• _DATASET EXCERPT_:
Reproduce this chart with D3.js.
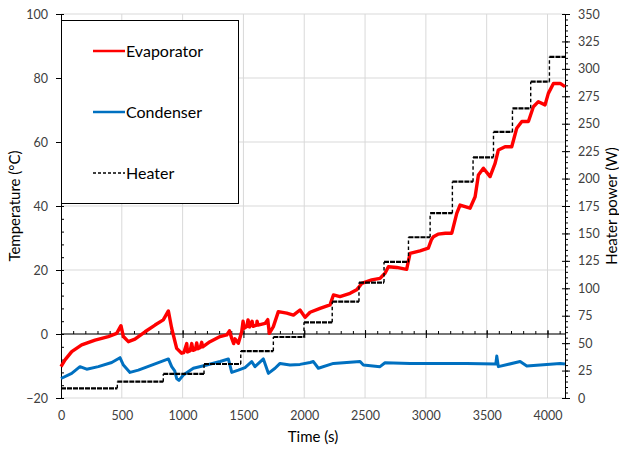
<!DOCTYPE html>
<html lang="en">

<head>
    <meta charset="UTF-8">
    <script src="https://d3js.org/d3.v7.min.js"></script>
    <title>heat pipe test</title>
    <style>
        body { margin: 0; background: #fff; }
        text { font-family: Lato, "Open Sans", sans-serif; }
    </style>
</head>

<body>
    <script>
        // evaporator temperature (°C) vs time (s)
        var evapTime = [0, 33, 88, 170, 280, 389, 458, 493, 513, 554, 608, 691, 773, 841, 883, 910, 951, 992,
            1010, 1034, 1040, 1062, 1075, 1085, 1105, 1116, 1125, 1145, 1157, 1165, 1225, 1308, 1363, 1385, 1404, 1420, 1430, 1458,
            1486, 1497, 1505, 1527, 1538, 1550, 1571, 1580, 1609, 1612, 1620, 1678, 1700, 1713, 1746, 1787, 1856, 1911, 1965,
            2007, 2048, 2130, 2212, 2240, 2294, 2377, 2431, 2473, 2555, 2623, 2664, 2692, 2760, 2842, 2870, 2952, 3020,
            3045, 3062, 3100, 3160, 3213, 3254, 3281, 3363, 3405, 3432, 3473, 3528, 3569, 3596, 3651, 3706, 3747, 3789,
            3843, 3884, 3925, 3980, 4007, 4049, 4104, 4144];
        var evapTemp = [-10.2, -8.1, -5.5, -3.4, -1.9, -0.8, 0.2, 2.6, -0.8, -2.4, -1.6, 0.7, 2.8, 4.4, 7.2, 1.8, -4.5, -6.0,
            -5.8, -3.0, -5.6, -5.2, -3.0, -5.1, -4.8, -2.8, -4.6, -4.2, -2.6, -4.0, -2.4, -0.8, -0.3, 1.0, -1.4, -3.0, -1.5, -2.9,
            0.7, 4.0, 1.8, 2.3, 4.4, 2.2, 4.0, 2.4, 2.8, 4.0, 2.8, 3.3, 4.5, 0.2, 2.3, 7.0, 6.5, 5.9, 7.5,
            5.2, 6.8, 8.0, 9.1, 12.2, 11.7, 12.7, 13.8, 15.8, 16.9, 17.4, 19.0, 21.0, 20.8, 20.2, 25.2, 26.0, 26.8,
            29.4, 30.4, 31.2, 31.5, 31.5, 37.7, 40.3, 39.3, 42.9, 49.7, 51.8, 49.2, 53.3, 57.5, 58.5, 58.5, 64.3, 66.4,
            66.4, 71.0, 72.6, 71.6, 75.2, 78.3, 78.3, 77.3];

        // condenser temperature (°C) vs time (s)
        var condTime = [0, 88, 156, 211, 307, 417, 485, 513, 567, 636, 746, 883, 910, 935, 951, 970, 1006, 1088, 1198,
            1308, 1376, 1404, 1458, 1513, 1568, 1595, 1664, 1705, 1760, 1801, 1883, 1965, 2048, 2075, 2116, 2240, 2459,
            2486, 2623, 2664, 2870, 3336, 3575, 3583, 3596, 3775, 3830, 4104, 4144];
        var condTemp = [-13.9, -12.3, -10.2, -11.0, -10.2, -8.9, -7.4, -9.7, -12.0, -11.3, -9.7, -7.8, -10.2, -11.5, -13.9,
            -14.5, -12.8, -10.7, -9.7, -8.6, -7.8, -12.0, -11.3, -10.5, -8.6, -10.2, -7.8, -12.3, -10.7, -9.2, -9.7, -9.5,
            -8.9, -8.6, -10.7, -9.2, -8.6, -9.7, -10.2, -9.0, -9.2, -9.2, -9.4, -6.9, -10.2, -8.6, -10.0, -9.2, -9.4];

        // heater power steps (W), each starting at heaterTime[i]
        var heaterTime = [0, 463, 841, 1176, 1478, 1746, 1998, 2230, 2450, 2656, 2857, 3035, 3218, 3388, 3556, 3712, 3862, 4016, 4144];
        var heaterPower = [8.8, 14.9, 21.9, 31, 42.8, 55.6, 69, 87.8, 105.2, 124, 146.5, 168.5, 197.2, 219.4, 242.5, 264, 288.3, 311, 308];

        // ticks
        var timeTicks = [0, 500, 1000, 1500, 2000, 2500, 3000, 3500, 4000];
        var tempTicks = [-20, 0, 20, 40, 60, 80, 100];
        var powerTicks = [0, 25, 50, 75, 100, 125, 150, 175, 200, 225, 250, 275, 300, 325, 350];

        var w = 619,
            h = 449;
        var pLeft = 61,
            pRight = 565,
            pTop = 14,
            pBottom = 398;

        var svg = d3.select("body").append("svg")
            .attr("width", w)
            .attr("height", h);

        svg.append("rect").attr("width", w).attr("height", h).attr("fill", "#fff");

        var x = d3.scaleLinear().domain([0, 4144]).range([pLeft, pRight]);
        var yT = d3.scaleLinear().domain([-20, 100]).range([pBottom, pTop]);
        var yP = d3.scaleLinear().domain([0, 350]).range([pBottom, pTop]);

        //格線
        svg.append("g").selectAll("line").data(tempTicks).enter().append("line")
            .attr("x1", pLeft).attr("x2", pRight)
            .attr("y1", function(d) { return yT(d); })
            .attr("y2", function(d) { return yT(d); })
            .attr("stroke", "#d9d9d9");
        svg.append("g").selectAll("line").data(timeTicks.slice(1)).enter().append("line")
            .attr("x1", function(d) { return x(d); })
            .attr("x2", function(d) { return x(d); })
            .attr("y1", pTop).attr("y2", pBottom)
            .attr("stroke", "#d9d9d9");

        // left axis
        var minorT = d3.range(-20, 101, 4);
        svg.append("g").attr("transform", "translate(" + pLeft + ",0)")
            .call(d3.axisLeft(yT).tickValues(minorT).tickSize(-3).tickFormat(""))
            .call(function(g) { g.select(".domain").remove(); });
        var axL = svg.append("g").attr("transform", "translate(" + pLeft + ",0)")
            .call(d3.axisLeft(yT).tickValues(tempTicks).tickSize(5).tickPadding(8).tickSizeOuter(0));
        axL.selectAll("text").attr("font-size", 12.5).attr("fill", "#404040");

        // right axis
        var minorP = d3.range(0, 351, 5);
        svg.append("g").attr("transform", "translate(" + pRight + ",0)")
            .call(d3.axisRight(yP).tickValues(minorP).tickSize(3).tickFormat(""))
            .call(function(g) { g.select(".domain").remove(); });
        var axR = svg.append("g").attr("transform", "translate(" + pRight + ",0)")
            .call(d3.axisRight(yP).tickValues(powerTicks).tickSize(5).tickPadding(8).tickSizeOuter(0));
        axR.selectAll(".tick line").attr("x1", -3);
        axR.selectAll("text").attr("font-size", 12.5).attr("fill", "#404040");

        // time axis crossing at 0 °C
        var minorX = d3.range(0, 4144, 100);
        svg.append("g").attr("transform", "translate(0," + yT(0) + ")")
            .call(d3.axisTop(x).tickValues(minorX).tickSize(3).tickFormat(""))
            .call(function(g) { g.select(".domain").remove(); });
        var axX = svg.append("g").attr("transform", "translate(0," + yT(0) + ")")
            .call(d3.axisBottom(x).tickValues(timeTicks).tickSize(4).tickFormat("").tickSizeOuter(0));
        axX.selectAll(".tick line").attr("y1", -4);
        axX.select(".domain").attr("d", "M" + pLeft + ",0H" + pRight);

        // time labels at the bottom
        var axXl = svg.append("g").attr("transform", "translate(0," + pBottom + ")")
            .call(d3.axisBottom(x).tickValues(timeTicks).tickSize(0).tickPadding(13).tickFormat(d3.format("d")));
        axXl.select(".domain").remove();
        axXl.selectAll("text").attr("font-size", 12.5).attr("fill", "#404040");

        svg.selectAll(".tick line, .domain").attr("stroke", "#000");

        // lines
        var evapData = evapTime.map(function(t, i) { return [t, evapTemp[i]]; });
        var condData = condTime.map(function(t, i) { return [t, condTemp[i]]; });

        var lineT = d3.line()
            .x(function(d) { return x(d[0]); })
            .y(function(d) { return yT(d[1]); });

        svg.append("path").attr("d", lineT(evapData))
            .attr("fill", "none").attr("stroke", "#ff0000").attr("stroke-width", 3.4)
            .attr("stroke-linejoin", "round");
        svg.append("path").attr("d", lineT(condData))
            .attr("fill", "none").attr("stroke", "#0070c0").attr("stroke-width", 3)
            .attr("stroke-linejoin", "round");

        // heater: flat parts heavy, risers thin dashed
        var flats = d3.range(heaterTime.length - 1).map(function(i) {
            return [[heaterTime[i], heaterPower[i]], [heaterTime[i + 1], heaterPower[i]]];
        });
        var risers = d3.range(1, heaterTime.length - 1).map(function(i) {
            return [[heaterTime[i], heaterPower[i - 1]], [heaterTime[i], heaterPower[i]]];
        });
        var lineP = d3.line()
            .x(function(d) { return x(d[0]); })
            .y(function(d) { return yP(d[1]); });
        svg.append("g").selectAll("path").data(flats).enter().append("path")
            .attr("d", lineP)
            .attr("fill", "none").attr("stroke", "#000").attr("stroke-width", 2.2)
            .attr("stroke-dasharray", "5,1");
        svg.append("g").selectAll("path").data(risers).enter().append("path")
            .attr("d", lineP)
            .attr("fill", "none").attr("stroke", "#000").attr("stroke-width", 1.4)
            .attr("stroke-dasharray", "3.5,2.5");

        // legend
        var lg = svg.append("g");
        lg.append("rect").attr("x", 61.5).attr("y", 20.5).attr("width", 177).attr("height", 183)
            .attr("fill", "#fff").attr("stroke", "#000");
        var legItems = [
            { name: "Evaporator", color: "#ff0000", dash: null, y: 51 },
            { name: "Condenser", color: "#0070c0", dash: null, y: 112 },
            { name: "Heater", color: "#000", dash: "3,2", y: 173 }
        ];
        legItems.forEach(function(d) {
            lg.append("line").attr("x1", 93).attr("x2", 125).attr("y1", d.y).attr("y2", d.y)
                .attr("stroke", d.color).attr("stroke-width", d.dash ? 1.5 : 2.5)
                .attr("stroke-dasharray", d.dash);
            lg.append("text").attr("x", 126).attr("y", d.y).attr("dy", "0.35em")
                .attr("font-size", 16).attr("fill", "#000").text(d.name);
        });

        // axis titles
        svg.append("text").attr("x", (pLeft + pRight) / 2).attr("y", 437).attr("dy", "0.35em")
            .attr("text-anchor", "middle").attr("font-size", 15).text("Time (s)");
        svg.append("text").attr("transform", "translate(15," + (pTop + pBottom) / 2 + ") rotate(-90)")
            .attr("dy", "0.35em").attr("text-anchor", "middle").attr("font-size", 15).text("Temperature (°C)");
        svg.append("text").attr("transform", "translate(612," + (pTop + pBottom) / 2 + ") rotate(-90)")
            .attr("dy", "0.35em").attr("text-anchor", "middle").attr("font-size", 15).text("Heater power (W)");
    </script>
</body>

</html>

• _PROBLEM REQUIREMENTS_: Write out, word for word, the lines from the start of the data through the one holding "66.4, 71.0, 72.6, 71.6, 75.2, 78.3, 78.3, 77.3];". Omit pictures.

• _SOLUTION_:
Reproduce this chart with D3.js.
<!DOCTYPE html>
<html lang="en">

<head>
    <meta charset="UTF-8">
    <script src="https://d3js.org/d3.v7.min.js"></script>
    <title>heat pipe test</title>
    <style>
        body { margin: 0; background: #fff; }
        text { font-family: Lato, "Open Sans", sans-serif; }
    </style>
</head>

<body>
    <script>
        // evaporator temperature (°C) vs time (s)
        var evapTime = [0, 33, 88, 170, 280, 389, 458, 493, 513, 554, 608, 691, 773, 841, 883, 910, 951, 992,
            1010, 1034, 1040, 1062, 1075, 1085, 1105, 1116, 1125, 1145, 1157, 1165, 1225, 1308, 1363, 1385, 1404, 1420, 1430, 1458,
            1486, 1497, 1505, 1527, 1538, 1550, 1571, 1580, 1609, 1612, 1620, 1678, 1700, 1713, 1746, 1787, 1856, 1911, 1965,
            2007, 2048, 2130, 2212, 2240, 2294, 2377, 2431, 2473, 2555, 2623, 2664, 2692, 2760, 2842, 2870, 2952, 3020,
            3045, 3062, 3100, 3160, 3213, 3254, 3281, 3363, 3405, 3432, 3473, 3528, 3569, 3596, 3651, 3706, 3747, 3789,
            3843, 3884, 3925, 3980, 4007, 4049, 4104, 4144];
        var evapTemp = [-10.2, -8.1, -5.5, -3.4, -1.9, -0.8, 0.2, 2.6, -0.8, -2.4, -1.6, 0.7, 2.8, 4.4, 7.2, 1.8, -4.5, -6.0,
            -5.8, -3.0, -5.6, -5.2, -3.0, -5.1, -4.8, -2.8, -4.6, -4.2, -2.6, -4.0, -2.4, -0.8, -0.3, 1.0, -1.4, -3.0, -1.5, -2.9,
            0.7, 4.0, 1.8, 2.3, 4.4, 2.2, 4.0, 2.4, 2.8, 4.0, 2.8, 3.3, 4.5, 0.2, 2.3, 7.0, 6.5, 5.9, 7.5,
            5.2, 6.8, 8.0, 9.1, 12.2, 11.7, 12.7, 13.8, 15.8, 16.9, 17.4, 19.0, 21.0, 20.8, 20.2, 25.2, 26.0, 26.8,
            29.4, 30.4, 31.2, 31.5, 31.5, 37.7, 40.3, 39.3, 42.9, 49.7, 51.8, 49.2, 53.3, 57.5, 58.5, 58.5, 64.3, 66.4,
            66.4, 71.0, 72.6, 71.6, 75.2, 78.3, 78.3, 77.3];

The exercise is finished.